**What you have to do:**
The material below holds pictures; leave them out and reproduce exactly the lines from the one with "Write a LaTeX" through the one with "(c4) at (321,167.9)", inclusive.

**The data:**
───
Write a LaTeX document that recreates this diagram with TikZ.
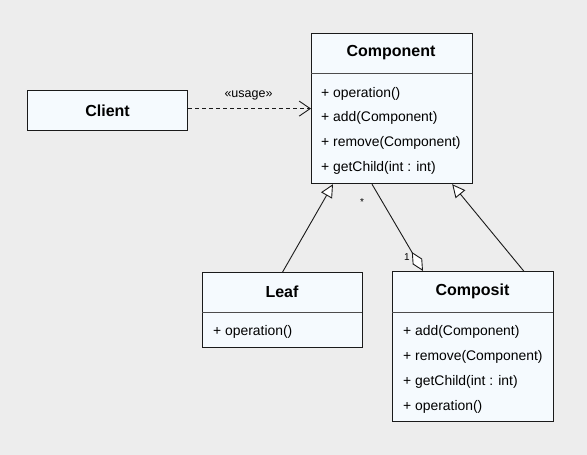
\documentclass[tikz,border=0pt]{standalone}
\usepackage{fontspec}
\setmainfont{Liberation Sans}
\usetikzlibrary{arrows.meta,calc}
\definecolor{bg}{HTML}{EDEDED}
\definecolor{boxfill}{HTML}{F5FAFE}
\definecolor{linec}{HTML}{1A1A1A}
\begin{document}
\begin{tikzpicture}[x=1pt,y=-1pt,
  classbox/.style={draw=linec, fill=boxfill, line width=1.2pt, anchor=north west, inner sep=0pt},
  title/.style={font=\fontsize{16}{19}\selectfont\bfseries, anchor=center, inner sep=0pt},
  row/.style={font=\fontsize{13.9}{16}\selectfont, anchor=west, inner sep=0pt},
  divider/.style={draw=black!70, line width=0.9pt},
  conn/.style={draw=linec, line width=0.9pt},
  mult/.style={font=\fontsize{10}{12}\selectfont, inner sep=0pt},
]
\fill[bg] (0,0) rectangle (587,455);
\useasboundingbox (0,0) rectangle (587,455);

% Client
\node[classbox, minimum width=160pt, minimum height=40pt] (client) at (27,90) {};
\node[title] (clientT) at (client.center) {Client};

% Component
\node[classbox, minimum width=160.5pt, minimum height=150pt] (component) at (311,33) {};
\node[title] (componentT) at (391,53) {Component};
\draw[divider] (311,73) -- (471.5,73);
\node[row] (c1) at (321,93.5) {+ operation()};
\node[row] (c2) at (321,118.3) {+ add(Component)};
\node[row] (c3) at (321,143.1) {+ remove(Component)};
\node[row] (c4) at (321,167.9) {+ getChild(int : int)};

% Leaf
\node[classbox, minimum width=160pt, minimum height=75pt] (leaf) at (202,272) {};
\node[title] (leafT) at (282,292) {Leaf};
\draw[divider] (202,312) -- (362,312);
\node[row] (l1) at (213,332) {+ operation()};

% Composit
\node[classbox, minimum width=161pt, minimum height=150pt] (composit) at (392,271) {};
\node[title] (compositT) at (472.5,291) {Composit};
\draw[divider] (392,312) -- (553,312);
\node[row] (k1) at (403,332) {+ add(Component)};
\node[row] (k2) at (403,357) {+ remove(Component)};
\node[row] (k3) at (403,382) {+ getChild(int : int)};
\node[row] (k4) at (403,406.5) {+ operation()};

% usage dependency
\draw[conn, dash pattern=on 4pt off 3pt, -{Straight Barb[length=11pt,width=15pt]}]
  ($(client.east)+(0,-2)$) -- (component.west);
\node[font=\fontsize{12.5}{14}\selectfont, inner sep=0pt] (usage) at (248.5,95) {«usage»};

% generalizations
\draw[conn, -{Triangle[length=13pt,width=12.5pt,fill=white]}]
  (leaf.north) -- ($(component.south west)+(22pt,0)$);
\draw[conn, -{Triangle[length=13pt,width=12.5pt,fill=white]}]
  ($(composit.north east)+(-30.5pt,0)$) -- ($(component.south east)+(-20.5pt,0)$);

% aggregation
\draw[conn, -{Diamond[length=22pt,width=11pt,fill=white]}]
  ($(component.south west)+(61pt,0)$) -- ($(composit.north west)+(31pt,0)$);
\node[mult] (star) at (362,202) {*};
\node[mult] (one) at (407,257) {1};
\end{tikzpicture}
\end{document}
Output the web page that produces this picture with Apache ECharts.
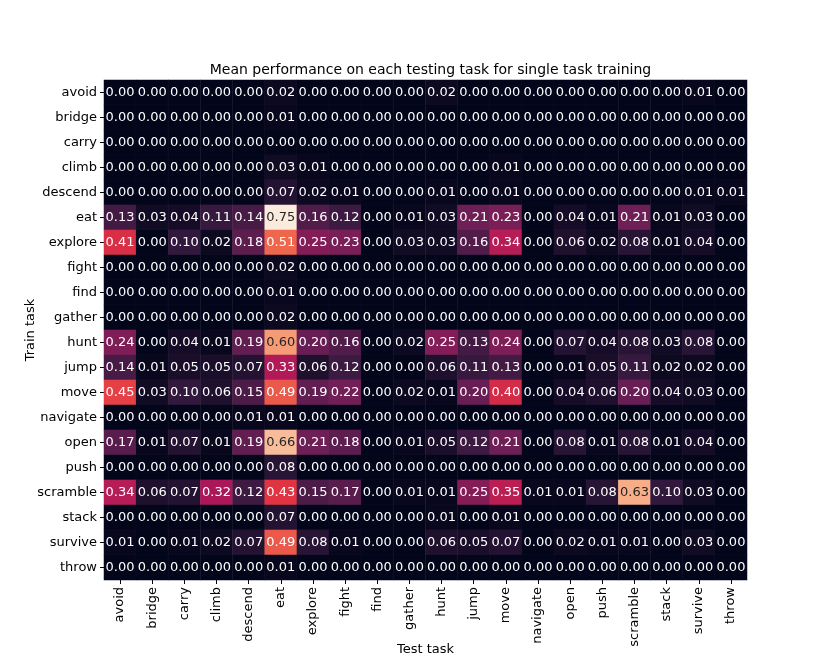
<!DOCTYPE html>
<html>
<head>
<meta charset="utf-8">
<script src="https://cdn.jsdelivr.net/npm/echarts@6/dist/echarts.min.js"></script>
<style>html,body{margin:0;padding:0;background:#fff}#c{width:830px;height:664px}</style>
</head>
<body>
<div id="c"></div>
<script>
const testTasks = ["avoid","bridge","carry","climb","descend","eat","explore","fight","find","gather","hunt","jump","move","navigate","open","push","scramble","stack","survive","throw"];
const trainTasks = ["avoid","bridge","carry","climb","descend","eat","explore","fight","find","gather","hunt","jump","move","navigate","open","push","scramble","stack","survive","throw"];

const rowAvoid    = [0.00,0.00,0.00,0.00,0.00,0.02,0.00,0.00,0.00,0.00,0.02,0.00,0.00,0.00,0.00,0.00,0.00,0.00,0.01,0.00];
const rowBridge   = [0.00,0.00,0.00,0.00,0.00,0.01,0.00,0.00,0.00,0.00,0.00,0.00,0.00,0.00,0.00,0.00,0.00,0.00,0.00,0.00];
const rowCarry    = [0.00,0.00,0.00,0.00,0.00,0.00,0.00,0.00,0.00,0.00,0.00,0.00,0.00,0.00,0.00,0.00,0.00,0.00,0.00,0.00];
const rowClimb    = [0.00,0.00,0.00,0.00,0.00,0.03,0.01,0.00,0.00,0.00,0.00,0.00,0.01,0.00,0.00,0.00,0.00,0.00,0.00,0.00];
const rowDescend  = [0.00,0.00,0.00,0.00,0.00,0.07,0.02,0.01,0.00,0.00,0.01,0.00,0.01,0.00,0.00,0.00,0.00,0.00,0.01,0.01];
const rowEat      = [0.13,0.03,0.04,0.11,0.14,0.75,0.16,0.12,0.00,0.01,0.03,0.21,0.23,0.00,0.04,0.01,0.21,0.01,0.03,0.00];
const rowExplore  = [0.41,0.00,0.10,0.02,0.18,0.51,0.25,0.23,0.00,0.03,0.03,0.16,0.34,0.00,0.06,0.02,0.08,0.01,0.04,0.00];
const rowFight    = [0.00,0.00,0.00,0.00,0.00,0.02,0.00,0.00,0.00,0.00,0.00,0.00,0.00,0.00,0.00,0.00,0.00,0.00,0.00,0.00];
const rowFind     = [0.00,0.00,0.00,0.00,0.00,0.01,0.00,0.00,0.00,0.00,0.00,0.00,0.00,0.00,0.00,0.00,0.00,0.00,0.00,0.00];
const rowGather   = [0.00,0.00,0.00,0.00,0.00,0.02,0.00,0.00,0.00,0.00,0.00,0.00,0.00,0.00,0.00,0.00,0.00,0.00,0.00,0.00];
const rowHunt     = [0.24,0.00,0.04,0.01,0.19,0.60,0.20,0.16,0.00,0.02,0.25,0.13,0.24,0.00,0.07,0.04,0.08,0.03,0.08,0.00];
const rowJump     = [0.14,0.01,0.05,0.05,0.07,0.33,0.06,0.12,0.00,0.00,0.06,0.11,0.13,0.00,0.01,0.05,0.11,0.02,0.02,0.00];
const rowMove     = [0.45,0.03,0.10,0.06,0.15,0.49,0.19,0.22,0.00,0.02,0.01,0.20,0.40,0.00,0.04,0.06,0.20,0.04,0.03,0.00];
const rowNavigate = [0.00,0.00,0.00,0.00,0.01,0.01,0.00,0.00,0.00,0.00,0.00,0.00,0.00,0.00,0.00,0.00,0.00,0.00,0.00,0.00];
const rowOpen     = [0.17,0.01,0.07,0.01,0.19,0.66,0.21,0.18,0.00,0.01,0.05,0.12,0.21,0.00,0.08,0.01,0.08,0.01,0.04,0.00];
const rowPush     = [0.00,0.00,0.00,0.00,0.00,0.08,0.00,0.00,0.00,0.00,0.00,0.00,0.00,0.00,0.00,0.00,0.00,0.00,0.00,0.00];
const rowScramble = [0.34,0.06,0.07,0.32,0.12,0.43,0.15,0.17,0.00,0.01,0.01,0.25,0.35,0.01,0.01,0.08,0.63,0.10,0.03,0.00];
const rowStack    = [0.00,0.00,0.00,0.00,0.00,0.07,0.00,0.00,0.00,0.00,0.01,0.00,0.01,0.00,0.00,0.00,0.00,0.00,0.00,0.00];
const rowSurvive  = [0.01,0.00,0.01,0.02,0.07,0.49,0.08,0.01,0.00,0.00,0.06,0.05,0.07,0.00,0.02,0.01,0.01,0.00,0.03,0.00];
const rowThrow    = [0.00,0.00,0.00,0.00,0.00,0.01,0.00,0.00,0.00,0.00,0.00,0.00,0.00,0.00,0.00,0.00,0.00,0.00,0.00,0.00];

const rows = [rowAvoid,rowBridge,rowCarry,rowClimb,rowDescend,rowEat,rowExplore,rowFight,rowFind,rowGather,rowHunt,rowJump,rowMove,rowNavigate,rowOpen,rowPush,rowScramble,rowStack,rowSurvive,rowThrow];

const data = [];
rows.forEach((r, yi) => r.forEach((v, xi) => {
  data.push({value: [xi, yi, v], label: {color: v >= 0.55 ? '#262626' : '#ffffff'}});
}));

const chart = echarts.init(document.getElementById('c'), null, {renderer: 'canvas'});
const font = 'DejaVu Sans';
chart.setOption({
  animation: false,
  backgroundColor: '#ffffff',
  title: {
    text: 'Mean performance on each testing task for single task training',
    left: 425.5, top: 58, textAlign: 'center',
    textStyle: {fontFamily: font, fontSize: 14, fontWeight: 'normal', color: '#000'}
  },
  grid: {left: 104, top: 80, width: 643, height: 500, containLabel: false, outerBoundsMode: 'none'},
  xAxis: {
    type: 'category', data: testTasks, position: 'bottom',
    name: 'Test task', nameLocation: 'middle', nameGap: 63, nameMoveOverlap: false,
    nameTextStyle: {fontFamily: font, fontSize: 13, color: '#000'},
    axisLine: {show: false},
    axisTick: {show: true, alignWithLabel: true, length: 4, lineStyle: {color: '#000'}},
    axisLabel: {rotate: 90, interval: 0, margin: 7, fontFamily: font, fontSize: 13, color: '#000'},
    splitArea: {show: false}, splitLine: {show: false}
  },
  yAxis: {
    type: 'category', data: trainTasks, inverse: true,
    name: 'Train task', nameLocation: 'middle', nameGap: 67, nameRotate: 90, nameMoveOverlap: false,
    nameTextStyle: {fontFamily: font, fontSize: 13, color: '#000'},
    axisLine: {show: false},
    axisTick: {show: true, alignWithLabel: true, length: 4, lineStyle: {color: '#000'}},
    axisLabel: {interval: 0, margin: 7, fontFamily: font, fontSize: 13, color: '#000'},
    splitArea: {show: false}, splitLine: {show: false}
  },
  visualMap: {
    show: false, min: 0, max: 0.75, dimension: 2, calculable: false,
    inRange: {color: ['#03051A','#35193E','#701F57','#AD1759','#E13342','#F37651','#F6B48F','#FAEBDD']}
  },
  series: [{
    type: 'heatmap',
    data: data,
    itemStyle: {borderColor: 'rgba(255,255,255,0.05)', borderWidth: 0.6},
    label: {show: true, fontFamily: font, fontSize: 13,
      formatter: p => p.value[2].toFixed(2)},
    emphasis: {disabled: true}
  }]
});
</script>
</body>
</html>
───
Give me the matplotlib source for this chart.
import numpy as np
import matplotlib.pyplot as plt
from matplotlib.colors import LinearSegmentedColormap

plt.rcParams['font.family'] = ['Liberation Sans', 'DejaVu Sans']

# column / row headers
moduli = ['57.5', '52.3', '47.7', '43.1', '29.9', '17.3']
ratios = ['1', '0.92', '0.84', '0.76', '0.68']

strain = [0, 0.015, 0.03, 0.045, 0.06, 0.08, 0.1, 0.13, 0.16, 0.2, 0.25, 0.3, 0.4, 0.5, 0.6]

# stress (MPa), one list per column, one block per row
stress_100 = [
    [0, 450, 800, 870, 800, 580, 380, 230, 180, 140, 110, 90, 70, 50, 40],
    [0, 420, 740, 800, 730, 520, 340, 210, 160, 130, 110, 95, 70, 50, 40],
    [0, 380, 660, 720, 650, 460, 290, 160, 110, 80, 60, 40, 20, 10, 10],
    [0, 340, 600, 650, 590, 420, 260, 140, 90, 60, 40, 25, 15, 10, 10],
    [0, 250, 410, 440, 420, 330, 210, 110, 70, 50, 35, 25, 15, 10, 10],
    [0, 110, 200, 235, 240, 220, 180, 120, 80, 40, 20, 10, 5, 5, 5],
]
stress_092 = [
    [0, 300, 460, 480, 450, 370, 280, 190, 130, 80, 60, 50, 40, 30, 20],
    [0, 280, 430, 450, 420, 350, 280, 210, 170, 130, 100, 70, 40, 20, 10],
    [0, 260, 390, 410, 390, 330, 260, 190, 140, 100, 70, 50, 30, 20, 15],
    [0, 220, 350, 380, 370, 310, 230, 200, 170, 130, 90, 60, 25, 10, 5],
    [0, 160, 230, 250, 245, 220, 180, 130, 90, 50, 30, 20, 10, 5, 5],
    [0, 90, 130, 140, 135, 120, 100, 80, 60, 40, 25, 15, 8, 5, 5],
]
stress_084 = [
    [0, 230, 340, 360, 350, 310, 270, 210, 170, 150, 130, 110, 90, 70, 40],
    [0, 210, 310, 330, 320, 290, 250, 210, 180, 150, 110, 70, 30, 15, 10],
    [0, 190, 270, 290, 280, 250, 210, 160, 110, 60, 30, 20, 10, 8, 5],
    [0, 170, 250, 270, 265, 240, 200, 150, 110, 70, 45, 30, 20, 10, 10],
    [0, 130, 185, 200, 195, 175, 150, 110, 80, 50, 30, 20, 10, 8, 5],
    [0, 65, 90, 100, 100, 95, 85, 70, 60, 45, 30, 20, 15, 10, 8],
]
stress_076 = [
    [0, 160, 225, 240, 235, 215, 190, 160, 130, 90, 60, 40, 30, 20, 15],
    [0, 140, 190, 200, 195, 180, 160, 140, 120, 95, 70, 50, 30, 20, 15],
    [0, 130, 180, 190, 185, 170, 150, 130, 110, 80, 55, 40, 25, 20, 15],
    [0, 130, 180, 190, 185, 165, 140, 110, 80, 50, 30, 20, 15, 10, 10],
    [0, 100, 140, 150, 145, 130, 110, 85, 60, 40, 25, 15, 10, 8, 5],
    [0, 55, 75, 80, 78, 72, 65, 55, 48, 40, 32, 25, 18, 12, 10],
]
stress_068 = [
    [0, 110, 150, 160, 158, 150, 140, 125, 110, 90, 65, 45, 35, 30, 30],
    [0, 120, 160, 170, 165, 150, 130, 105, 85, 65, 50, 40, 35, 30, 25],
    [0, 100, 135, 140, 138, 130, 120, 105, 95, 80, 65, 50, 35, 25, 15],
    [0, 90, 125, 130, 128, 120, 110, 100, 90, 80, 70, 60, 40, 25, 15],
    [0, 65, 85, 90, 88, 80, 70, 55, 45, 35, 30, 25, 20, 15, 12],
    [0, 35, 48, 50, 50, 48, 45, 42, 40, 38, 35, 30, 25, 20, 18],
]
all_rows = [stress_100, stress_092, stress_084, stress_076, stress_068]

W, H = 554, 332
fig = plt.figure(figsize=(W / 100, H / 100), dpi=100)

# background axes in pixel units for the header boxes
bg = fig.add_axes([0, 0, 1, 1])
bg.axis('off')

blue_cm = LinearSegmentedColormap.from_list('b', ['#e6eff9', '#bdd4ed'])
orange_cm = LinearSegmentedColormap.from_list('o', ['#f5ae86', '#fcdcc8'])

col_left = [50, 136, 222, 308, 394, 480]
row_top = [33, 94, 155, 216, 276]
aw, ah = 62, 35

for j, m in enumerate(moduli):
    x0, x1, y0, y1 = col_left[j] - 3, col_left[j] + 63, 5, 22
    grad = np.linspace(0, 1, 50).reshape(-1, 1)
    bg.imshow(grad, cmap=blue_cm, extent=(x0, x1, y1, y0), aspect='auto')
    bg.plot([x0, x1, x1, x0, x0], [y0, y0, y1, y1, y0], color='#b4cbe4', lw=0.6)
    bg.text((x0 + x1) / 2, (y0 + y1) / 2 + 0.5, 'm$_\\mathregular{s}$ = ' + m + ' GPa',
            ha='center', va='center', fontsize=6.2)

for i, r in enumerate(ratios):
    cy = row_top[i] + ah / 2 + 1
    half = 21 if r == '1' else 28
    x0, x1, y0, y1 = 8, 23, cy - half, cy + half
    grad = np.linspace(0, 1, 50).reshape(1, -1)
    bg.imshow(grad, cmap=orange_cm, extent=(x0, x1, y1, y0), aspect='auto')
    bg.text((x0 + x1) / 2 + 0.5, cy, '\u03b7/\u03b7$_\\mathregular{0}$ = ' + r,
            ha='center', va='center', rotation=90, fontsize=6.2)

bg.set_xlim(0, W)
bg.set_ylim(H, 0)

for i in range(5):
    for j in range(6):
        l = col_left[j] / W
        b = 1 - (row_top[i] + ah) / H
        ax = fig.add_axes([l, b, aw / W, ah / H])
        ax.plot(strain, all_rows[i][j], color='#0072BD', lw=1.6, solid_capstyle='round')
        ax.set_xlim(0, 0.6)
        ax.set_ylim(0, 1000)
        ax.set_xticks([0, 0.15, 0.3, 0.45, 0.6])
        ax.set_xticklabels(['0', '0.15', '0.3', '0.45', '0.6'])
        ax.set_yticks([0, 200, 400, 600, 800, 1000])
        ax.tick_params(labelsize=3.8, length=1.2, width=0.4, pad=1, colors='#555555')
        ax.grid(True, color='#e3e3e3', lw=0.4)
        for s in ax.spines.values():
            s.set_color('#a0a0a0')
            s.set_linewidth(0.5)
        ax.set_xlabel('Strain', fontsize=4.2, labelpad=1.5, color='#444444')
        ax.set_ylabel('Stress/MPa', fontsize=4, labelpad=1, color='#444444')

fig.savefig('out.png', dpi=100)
───
**Complete response:**
Write a LaTeX document that recreates this diagram with TikZ.
\documentclass[tikz,border=0pt]{standalone}
\usepackage{fontspec}
\setmainfont{Liberation Sans}
\usetikzlibrary{arrows.meta,calc}
\definecolor{bg}{HTML}{EDEDED}
\definecolor{boxfill}{HTML}{F5FAFE}
\definecolor{linec}{HTML}{1A1A1A}
\begin{document}
\begin{tikzpicture}[x=1pt,y=-1pt,
  classbox/.style={draw=linec, fill=boxfill, line width=1.2pt, anchor=north west, inner sep=0pt},
  title/.style={font=\fontsize{16}{19}\selectfont\bfseries, anchor=center, inner sep=0pt},
  row/.style={font=\fontsize{13.9}{16}\selectfont, anchor=west, inner sep=0pt},
  divider/.style={draw=black!70, line width=0.9pt},
  conn/.style={draw=linec, line width=0.9pt},
  mult/.style={font=\fontsize{10}{12}\selectfont, inner sep=0pt},
]
\fill[bg] (0,0) rectangle (587,455);
\useasboundingbox (0,0) rectangle (587,455);

% Client
\node[classbox, minimum width=160pt, minimum height=40pt] (client) at (27,90) {};
\node[title] (clientT) at (client.center) {Client};

% Component
\node[classbox, minimum width=160.5pt, minimum height=150pt] (component) at (311,33) {};
\node[title] (componentT) at (391,53) {Component};
\draw[divider] (311,73) -- (471.5,73);
\node[row] (c1) at (321,93.5) {+ operation()};
\node[row] (c2) at (321,118.3) {+ add(Component)};
\node[row] (c3) at (321,143.1) {+ remove(Component)};
\node[row] (c4) at (321,167.9) {+ getChild(int : int)};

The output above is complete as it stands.